Machen Sie sich keine Sorgen, sagt die NSA, wir „berühren“ nur 1, 6 Prozent des täglichen Internetverkehrs. Wenn das Netz, wie sie sagen, täglich 1.826 Petabyte an Informationen transportiert, dann „berührt“ die NSA also ungefähr 29 Petabyte pro Tag. Nimmt sie sie auf? Speichert sie? Analysiert sie?

Zum Vergleich: Nach eigenen Angaben hat Google 2010 nur 0, 004 Prozent der Daten registriert. Entspricht die NSA dann also etwa 400 Googles? Sieben Petabyte Fotos werden jeden Monat auf Facebook hinzugefügt. Das sind 0,23 Petabyte pro Tag. Die NSA entspricht also 126 Facebooks.

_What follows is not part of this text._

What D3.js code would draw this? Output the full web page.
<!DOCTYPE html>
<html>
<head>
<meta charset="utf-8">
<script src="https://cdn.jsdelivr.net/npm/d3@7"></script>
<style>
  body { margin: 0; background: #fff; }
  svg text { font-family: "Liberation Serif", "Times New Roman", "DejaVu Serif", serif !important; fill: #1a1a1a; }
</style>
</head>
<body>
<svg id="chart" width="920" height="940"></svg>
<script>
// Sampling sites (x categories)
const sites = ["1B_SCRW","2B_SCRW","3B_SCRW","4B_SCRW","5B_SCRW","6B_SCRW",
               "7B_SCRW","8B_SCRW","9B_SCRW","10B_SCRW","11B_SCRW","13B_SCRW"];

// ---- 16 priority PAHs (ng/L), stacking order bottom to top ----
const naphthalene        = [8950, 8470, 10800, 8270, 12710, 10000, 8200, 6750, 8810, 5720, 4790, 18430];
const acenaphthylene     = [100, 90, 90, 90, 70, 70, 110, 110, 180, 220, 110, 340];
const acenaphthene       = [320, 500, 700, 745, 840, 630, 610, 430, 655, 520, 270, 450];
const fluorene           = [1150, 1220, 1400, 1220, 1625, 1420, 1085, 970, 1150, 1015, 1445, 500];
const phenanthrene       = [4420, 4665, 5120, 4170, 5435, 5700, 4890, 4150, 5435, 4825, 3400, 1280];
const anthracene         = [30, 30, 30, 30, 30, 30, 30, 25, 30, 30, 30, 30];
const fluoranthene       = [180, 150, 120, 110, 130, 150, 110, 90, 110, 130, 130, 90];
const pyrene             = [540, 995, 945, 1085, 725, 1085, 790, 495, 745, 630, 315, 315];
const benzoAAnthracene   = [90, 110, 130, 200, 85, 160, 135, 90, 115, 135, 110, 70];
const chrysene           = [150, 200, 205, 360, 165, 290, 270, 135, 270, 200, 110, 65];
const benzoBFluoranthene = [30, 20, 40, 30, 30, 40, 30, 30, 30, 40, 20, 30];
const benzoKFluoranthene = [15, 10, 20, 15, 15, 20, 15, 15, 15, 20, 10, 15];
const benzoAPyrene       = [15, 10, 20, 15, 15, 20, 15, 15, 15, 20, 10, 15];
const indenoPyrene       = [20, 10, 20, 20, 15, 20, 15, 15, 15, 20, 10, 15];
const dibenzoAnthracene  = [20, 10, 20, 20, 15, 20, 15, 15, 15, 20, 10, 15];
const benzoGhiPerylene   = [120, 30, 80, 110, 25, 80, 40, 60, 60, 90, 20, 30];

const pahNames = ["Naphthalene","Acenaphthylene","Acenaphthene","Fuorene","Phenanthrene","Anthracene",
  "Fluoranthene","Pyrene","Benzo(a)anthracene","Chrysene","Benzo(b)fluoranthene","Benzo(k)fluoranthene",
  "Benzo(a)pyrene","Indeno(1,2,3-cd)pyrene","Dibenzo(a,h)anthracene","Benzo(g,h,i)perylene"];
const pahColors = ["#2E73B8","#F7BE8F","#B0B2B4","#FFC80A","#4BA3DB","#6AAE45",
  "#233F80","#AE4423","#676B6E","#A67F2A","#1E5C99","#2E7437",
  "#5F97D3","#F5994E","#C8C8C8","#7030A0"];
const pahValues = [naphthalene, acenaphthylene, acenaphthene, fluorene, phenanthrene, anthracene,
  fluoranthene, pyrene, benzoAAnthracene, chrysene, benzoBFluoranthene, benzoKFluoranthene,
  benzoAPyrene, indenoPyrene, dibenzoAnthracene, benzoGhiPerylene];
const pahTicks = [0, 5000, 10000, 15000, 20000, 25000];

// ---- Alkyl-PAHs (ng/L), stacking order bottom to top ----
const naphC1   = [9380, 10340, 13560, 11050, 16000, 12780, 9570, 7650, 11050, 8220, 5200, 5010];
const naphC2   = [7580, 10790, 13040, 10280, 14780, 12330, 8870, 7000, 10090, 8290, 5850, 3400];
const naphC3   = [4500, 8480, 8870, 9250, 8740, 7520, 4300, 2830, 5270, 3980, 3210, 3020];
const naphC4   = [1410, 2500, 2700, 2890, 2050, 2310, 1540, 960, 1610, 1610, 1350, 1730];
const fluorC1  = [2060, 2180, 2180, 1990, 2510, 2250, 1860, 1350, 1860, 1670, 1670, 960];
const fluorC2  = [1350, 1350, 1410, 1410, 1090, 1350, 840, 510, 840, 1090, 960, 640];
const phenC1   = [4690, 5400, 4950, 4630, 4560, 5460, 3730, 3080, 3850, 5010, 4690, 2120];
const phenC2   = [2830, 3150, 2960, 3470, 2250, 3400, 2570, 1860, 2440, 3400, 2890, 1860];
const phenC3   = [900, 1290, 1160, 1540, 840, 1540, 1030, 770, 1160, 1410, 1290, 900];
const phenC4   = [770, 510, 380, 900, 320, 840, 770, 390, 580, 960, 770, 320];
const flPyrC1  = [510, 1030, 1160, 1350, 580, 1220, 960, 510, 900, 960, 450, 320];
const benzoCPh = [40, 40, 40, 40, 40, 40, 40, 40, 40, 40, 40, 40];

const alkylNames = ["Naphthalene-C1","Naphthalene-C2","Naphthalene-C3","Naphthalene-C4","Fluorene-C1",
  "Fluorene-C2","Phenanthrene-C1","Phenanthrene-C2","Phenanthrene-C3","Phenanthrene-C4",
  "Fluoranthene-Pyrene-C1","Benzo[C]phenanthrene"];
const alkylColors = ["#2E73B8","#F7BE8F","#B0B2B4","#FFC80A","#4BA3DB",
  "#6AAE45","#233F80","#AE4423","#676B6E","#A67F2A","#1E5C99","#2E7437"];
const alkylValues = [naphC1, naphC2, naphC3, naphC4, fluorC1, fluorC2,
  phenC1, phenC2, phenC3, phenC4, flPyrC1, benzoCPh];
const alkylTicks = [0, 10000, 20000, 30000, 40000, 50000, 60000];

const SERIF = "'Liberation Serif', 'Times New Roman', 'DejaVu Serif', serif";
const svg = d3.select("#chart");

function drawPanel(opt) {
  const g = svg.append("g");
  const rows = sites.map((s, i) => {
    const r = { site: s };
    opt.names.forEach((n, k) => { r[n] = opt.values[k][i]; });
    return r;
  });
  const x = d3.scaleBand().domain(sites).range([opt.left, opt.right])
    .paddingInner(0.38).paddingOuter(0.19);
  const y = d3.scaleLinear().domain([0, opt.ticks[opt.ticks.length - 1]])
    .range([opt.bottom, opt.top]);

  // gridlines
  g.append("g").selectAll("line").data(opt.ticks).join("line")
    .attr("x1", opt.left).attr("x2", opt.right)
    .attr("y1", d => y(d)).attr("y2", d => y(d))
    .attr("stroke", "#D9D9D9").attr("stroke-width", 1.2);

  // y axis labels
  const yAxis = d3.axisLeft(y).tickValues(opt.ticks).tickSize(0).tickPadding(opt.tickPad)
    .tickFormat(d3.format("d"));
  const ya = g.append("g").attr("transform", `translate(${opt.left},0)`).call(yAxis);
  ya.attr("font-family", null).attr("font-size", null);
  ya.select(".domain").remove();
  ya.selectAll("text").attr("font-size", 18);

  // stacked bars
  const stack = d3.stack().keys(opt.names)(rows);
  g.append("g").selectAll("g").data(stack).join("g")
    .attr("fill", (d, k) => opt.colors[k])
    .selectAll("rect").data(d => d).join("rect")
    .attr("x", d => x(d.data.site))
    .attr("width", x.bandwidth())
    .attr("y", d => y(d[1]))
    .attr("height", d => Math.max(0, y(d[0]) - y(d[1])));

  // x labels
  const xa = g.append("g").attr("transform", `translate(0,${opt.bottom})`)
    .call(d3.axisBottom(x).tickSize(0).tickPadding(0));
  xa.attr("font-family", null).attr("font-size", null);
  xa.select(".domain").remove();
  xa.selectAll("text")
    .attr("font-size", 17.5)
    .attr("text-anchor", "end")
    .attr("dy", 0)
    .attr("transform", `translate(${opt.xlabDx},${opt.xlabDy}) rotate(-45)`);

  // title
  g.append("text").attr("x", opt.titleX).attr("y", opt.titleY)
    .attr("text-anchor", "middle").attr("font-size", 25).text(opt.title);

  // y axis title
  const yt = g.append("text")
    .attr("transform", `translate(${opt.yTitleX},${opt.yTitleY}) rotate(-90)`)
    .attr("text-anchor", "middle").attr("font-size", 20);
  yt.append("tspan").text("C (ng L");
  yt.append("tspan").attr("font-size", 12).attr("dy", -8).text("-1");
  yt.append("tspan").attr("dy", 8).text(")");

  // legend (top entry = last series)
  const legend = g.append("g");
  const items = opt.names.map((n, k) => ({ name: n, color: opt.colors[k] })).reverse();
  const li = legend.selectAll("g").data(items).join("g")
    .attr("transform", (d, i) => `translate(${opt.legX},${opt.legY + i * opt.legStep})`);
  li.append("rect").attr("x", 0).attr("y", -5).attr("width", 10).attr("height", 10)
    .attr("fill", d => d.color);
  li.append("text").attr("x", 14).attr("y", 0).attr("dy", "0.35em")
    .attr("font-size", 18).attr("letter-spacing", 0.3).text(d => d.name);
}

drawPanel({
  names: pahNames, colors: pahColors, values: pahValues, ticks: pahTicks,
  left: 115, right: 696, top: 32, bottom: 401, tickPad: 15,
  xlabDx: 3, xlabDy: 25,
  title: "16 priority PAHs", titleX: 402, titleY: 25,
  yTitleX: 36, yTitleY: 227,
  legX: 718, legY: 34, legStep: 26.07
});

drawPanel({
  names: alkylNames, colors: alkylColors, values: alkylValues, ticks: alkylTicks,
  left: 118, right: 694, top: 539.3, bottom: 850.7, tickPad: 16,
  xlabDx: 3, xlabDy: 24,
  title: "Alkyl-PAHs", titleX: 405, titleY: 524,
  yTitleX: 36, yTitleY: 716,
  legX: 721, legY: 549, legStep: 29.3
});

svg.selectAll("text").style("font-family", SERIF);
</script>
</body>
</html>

Bedenken Sie, dass es sich bei den meisten Daten im Netz nicht um E-Mails oder Internetseiten handelt, sondern um Medien. Daten des Internetunternehmens Sandvine zufolge machte Live-Unterhaltung im Jahr 2013 62 Prozent des Datenverkehrs im US-amerikanischen Festnetz aus, P2P File-Sharing 10, 5%.

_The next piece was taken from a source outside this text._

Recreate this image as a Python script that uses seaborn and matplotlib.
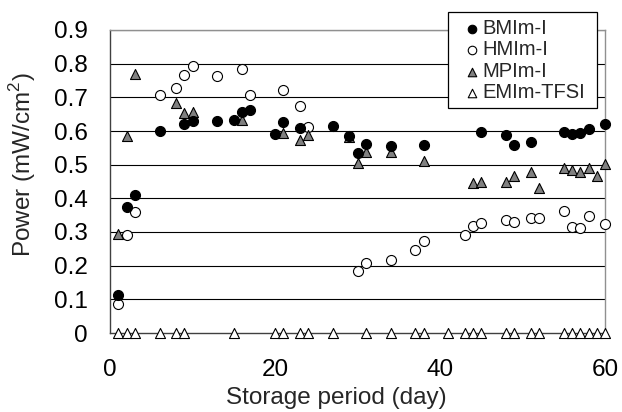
import numpy as np
import seaborn as sns
import matplotlib.pyplot as plt
from matplotlib.ticker import FuncFormatter
from matplotlib.patches import Rectangle

# ── data ────────────────────────────────────────────────────────────────────
days_bmim = [1, 2, 3, 6, 9, 10, 13, 15, 16, 17, 20, 21, 23, 27, 29, 30, 31, 34,
             38, 45, 48, 49, 51, 55, 56, 57, 58, 60]
power_bmim = [0.114, 0.373, 0.41, 0.6, 0.621, 0.629, 0.629, 0.633, 0.655, 0.661,
              0.591, 0.626, 0.608, 0.614, 0.586, 0.534, 0.56, 0.556, 0.559,
              0.598, 0.589, 0.557, 0.567, 0.596, 0.59, 0.595, 0.605, 0.62]

days_hmim = [1, 2, 3, 6, 8, 9, 10, 13, 16, 17, 21, 23, 24, 30, 31, 34, 37, 38,
             43, 44, 45, 48, 49, 51, 52, 55, 56, 57, 58, 60]
power_hmim = [0.087, 0.29, 0.36, 0.706, 0.728, 0.766, 0.794, 0.763, 0.784, 0.708,
              0.722, 0.673, 0.613, 0.183, 0.208, 0.216, 0.247, 0.273,
              0.291, 0.317, 0.328, 0.336, 0.331, 0.342, 0.342, 0.361, 0.314,
              0.312, 0.348, 0.323]

days_mpim = [1, 2, 3, 8, 9, 10, 16, 21, 23, 24, 29, 30, 31, 34, 38, 44, 45, 48,
             49, 51, 52, 55, 56, 57, 58, 59, 60]
power_mpim = [0.295, 0.586, 0.77, 0.683, 0.653, 0.655, 0.633,
              0.595, 0.574, 0.589, 0.581, 0.506, 0.539, 0.539, 0.51,
              0.445, 0.449, 0.45, 0.465, 0.478, 0.432, 0.491, 0.485, 0.478,
              0.49, 0.465, 0.502]

days_emim = [1, 2, 3, 6, 8, 9, 15, 20, 21, 23, 24, 27, 31, 34, 37, 38, 41, 43,
             44, 45, 48, 49, 51, 52, 55, 56, 57, 58, 59, 60]
power_emim = [0.0] * len(days_emim)

y_ticks = [0, 0.1, 0.2, 0.3, 0.4, 0.5, 0.6, 0.7, 0.8, 0.9]
x_ticks = [0, 20, 40, 60]

sns.set_style("white")
plt.rcParams['font.family'] = ['Liberation Sans', 'DejaVu Sans']
plt.rcParams['mathtext.fontset'] = 'custom'
plt.rcParams['mathtext.rm'] = 'Liberation Sans'

W, H = 622, 412
fig = plt.figure(figsize=(W / 100, H / 100), dpi=100)
ax = fig.add_axes([110 / W, 1 - 333 / H, 495 / W, 303 / H])

# gridlines
for v in y_ticks[1:]:
    ax.axhline(v, color="black", lw=0.8, zorder=1)

common = dict(s=52, linewidth=0.8, edgecolor="black", clip_on=False, zorder=3,
              ax=ax, legend=False)
sns.scatterplot(x=days_emim, y=power_emim, marker="^", color="white", **common)
sns.scatterplot(x=days_hmim, y=power_hmim, marker="o", color="white", **common)
sns.scatterplot(x=days_mpim, y=power_mpim, marker="^", color="#808080", **common)
sns.scatterplot(x=days_bmim, y=power_bmim, marker="o", color="black", **common)
emim_pts, hmim_pts, mpim_pts, bmim_pts = ax.collections[:4]

ax.set_xlim(0, 60)
ax.set_ylim(0, 0.9)
ax.set_xticks(x_ticks)
ax.set_yticks(y_ticks)
ax.yaxis.set_major_formatter(FuncFormatter(lambda v, p: "0" if v == 0 else f"{v:.1f}"))
ax.tick_params(direction="in", length=5, width=0.8, labelsize=17.5, colors="black")
ax.tick_params(axis="x", pad=19)
ax.tick_params(axis="y", pad=16)

ax.set_xlabel("Storage period (day)", fontsize=17.5)
ax.set_ylabel("Power (mW/cm$^2$)", fontsize=17.5)
ax.xaxis.set_label_coords(0.457, -0.178)
ax.yaxis.set_label_coords(-0.146, 0.556)

for side in ["left", "bottom"]:
    ax.spines[side].set_color("#404040")
    ax.spines[side].set_linewidth(1.0)
for side in ["top", "right"]:
    ax.spines[side].set_color("#909090")
    ax.spines[side].set_linewidth(1.0)

# legend box drawn separately so its padding can follow the reference
fig.add_artist(Rectangle((448 / W, 1 - 108 / H), 149 / W, 96 / H,
                         transform=fig.transFigure, facecolor="white",
                         edgecolor="black", lw=0.9, zorder=3))
leg = fig.legend([bmim_pts, hmim_pts, mpim_pts, emim_pts],
                 ["BMIm-I", "HMIm-I", "MPIm-I", "EMIm-TFSI"],
                 loc="upper left", bbox_to_anchor=(462 / W, 1 - 19 / H),
                 frameon=False, fontsize=14.5, markerscale=0.85,
                 handletextpad=0.0, handlelength=1.0, borderpad=0,
                 labelspacing=0.12, borderaxespad=0)
leg.set_zorder(4)

fig.savefig("out.png", dpi=100)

Die NSA muss sich nicht alle Folgen von Homeland ansehen (oder vielleicht sollten sie) und alle Coldplay-Dateien anhören – auch wenn die amerikanischen Film- und Musikverbände bestimmt etwas darum geben würden, soviel zu wissen wie die NSA, wenn es um illegale Downloads geht – schließlich machen diese angeblich 23, 8 Prozent des Datenverkehrs aus.

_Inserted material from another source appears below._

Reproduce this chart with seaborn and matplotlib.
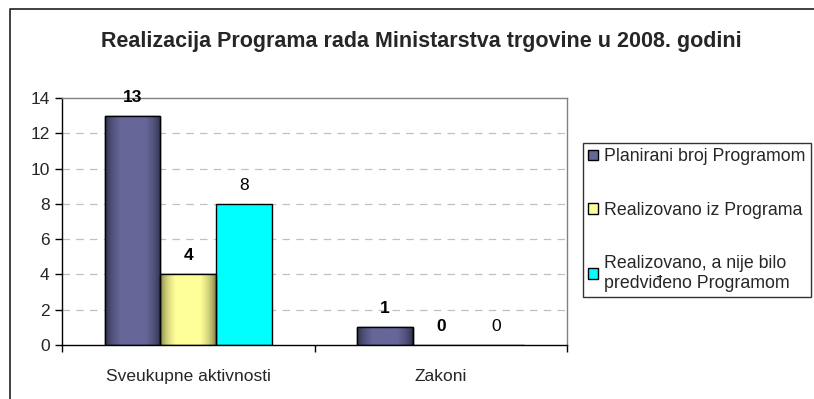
import numpy as np
import pandas as pd
import matplotlib
matplotlib.use("Agg")
import matplotlib.pyplot as plt
from matplotlib.lines import Line2D
from matplotlib.colors import to_rgb
import seaborn as sns

# Data
categories = ["Sveukupne aktivnosti", "Zakoni"]
series = [
    "Planirani broj Programom",
    "Realizovano iz Programa",
    "Realizovano, a nije bilo\npredviđeno Programom",
]
planned = [13, 1]
realized = [4, 0]
unplanned = [8, 0]
y_ticks = [0, 2, 4, 6, 8, 10, 12, 14]
title = "Realizacija Programa rada Ministarstva trgovine u 2008. godini"

# Styling
colors = ["#666699", "#ffff99", "#00ffff"]
edge_colors = ["#25253c", "#6e6e3a", None]   # gradient edge shade, None = flat fill
label_bold = [True, True, False]

sns.set_theme(style="white")
plt.rcParams["font.family"] = ["Liberation Sans", "DejaVu Sans"]

df = pd.DataFrame({
    "category": categories * 3,
    "series": [s for s in series for _ in categories],
    "value": planned + realized + unplanned,
})

fig = plt.figure(figsize=(8.14, 3.99), dpi=100)
ax = fig.add_axes([62 / 814, 1 - 345 / 399, (567 - 62) / 814, (345 - 98) / 399])

sns.barplot(
    data=df, x="category", y="value", hue="series", hue_order=series,
    order=categories, palette=colors, width=0.66, gap=0,
    edgecolor="black", linewidth=1.0, saturation=1, ax=ax, legend=True,
    err_kws={"linewidth": 0},
)

# Horizontal shading across the shaded bars
for cont, c_mid, c_edge in zip(ax.containers, colors, edge_colors):
    if c_edge is None:
        continue
    mid = np.array(to_rgb(c_mid))
    edge = np.array(to_rgb(c_edge))
    t = np.linspace(0, 1, 64)
    f = np.clip(np.sin(np.pi * t) ** 0.55 * 1.15, 0, 1)
    grad = edge[None, :] + (mid - edge)[None, :] * f[:, None]
    img = grad[None, :, :]
    for bar in cont:
        h = bar.get_height()
        if h <= 0:
            continue
        x0 = bar.get_x()
        w = bar.get_width()
        im = ax.imshow(img, extent=[x0, x0 + w, 0, h], aspect="auto",
                       interpolation="bilinear", zorder=bar.get_zorder())
        im.set_clip_path(bar)
        # redraw the outline on top of the shading
        ax.add_patch(plt.Rectangle((x0, 0), w, h, fill=False,
                                   edgecolor="black", linewidth=1.0,
                                   zorder=bar.get_zorder() + 0.1))

# Value labels
for cont, bold in zip(ax.containers, label_bold):
    texts = ax.bar_label(cont, labels=[f"{v:g}" for v in cont.datavalues],
                         padding=8, fontsize=12.5)
    for t in texts:
        t.set_fontweight("bold" if bold else "normal")
        t.set_color("black")

ax.set_xlim(-0.5, 1.5)
ax.set_ylim(0, 14)
ax.set_yticks(y_ticks)
ax.set_xlabel("")
ax.set_ylabel("")

# Gridlines and frame
for y in y_ticks[1:-1]:
    ax.axhline(y, color="#c0c0c0", linestyle=(0, (6, 5)), linewidth=0.9, zorder=0)
ax.spines["top"].set_color("#808080")
ax.spines["right"].set_color("#808080")
ax.spines["left"].set_color("black")
ax.spines["bottom"].set_color("black")
for s in ax.spines.values():
    s.set_linewidth(1.0)

ax.tick_params(axis="y", direction="out", length=5, width=1, color="black",
               labelsize=12.5, pad=4, left=True)
ax.set_xticks([0, 1])
ax.set_xticklabels(categories)
ax.tick_params(axis="x", length=0, labelsize=12.5, pad=17)
ax.set_xticks([-0.5, 0.5, 1.5], minor=True)
ax.tick_params(axis="x", which="minor", direction="out", length=5, width=1,
               color="black", bottom=True)

# Legend
handles, labels = ax.get_legend_handles_labels()
ax.legend_.remove()
leg = fig.legend(handles, labels, loc="upper left",
                 bbox_to_anchor=(583 / 814, 1 - 143 / 399),
                 frameon=True, fancybox=False, edgecolor="black",
                 fontsize=12.8, handlelength=0.55, handleheight=0.55,
                 handletextpad=0.35, labelspacing=2.05, borderpad=0.3,
                 borderaxespad=0)
leg.get_frame().set_linewidth(1.0)
for h in leg.legend_handles:
    h.set_edgecolor("black")
    h.set_linewidth(1.0)

fig.text(421 / 814, 1 - 41 / 399, title, ha="center", va="center",
         fontsize=15.5, fontweight="bold")

# Chart area border
fig.add_artist(Line2D([10 / 814, 10 / 814, 1.0], [0.0, 1 - 9 / 399, 1 - 9 / 399],
                      transform=fig.transFigure, color="#202020", linewidth=1.2))

fig.savefig("out.png", dpi=100)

HTTP – das Netz – macht Sandvine zufolge in den USA nur 11, 8 Prozent des gesammelten und heruntergeladenen Traffics aus. Kommunikation – also der Teil des Netzes, für den sich die NSA interessiert – schlägt in den USA lediglich mit 2, 9 Prozent zu Buche.

Ganz grob auf einem feuchten Bierdeckel gerechnet kommen die 1,6 Prozent der Daten, die die NSA anfasst, also in etwa der Hälfte der Kommunikation gleich, die im Netz stattfindet. Das ist schon ganz schön viel „Berührung“.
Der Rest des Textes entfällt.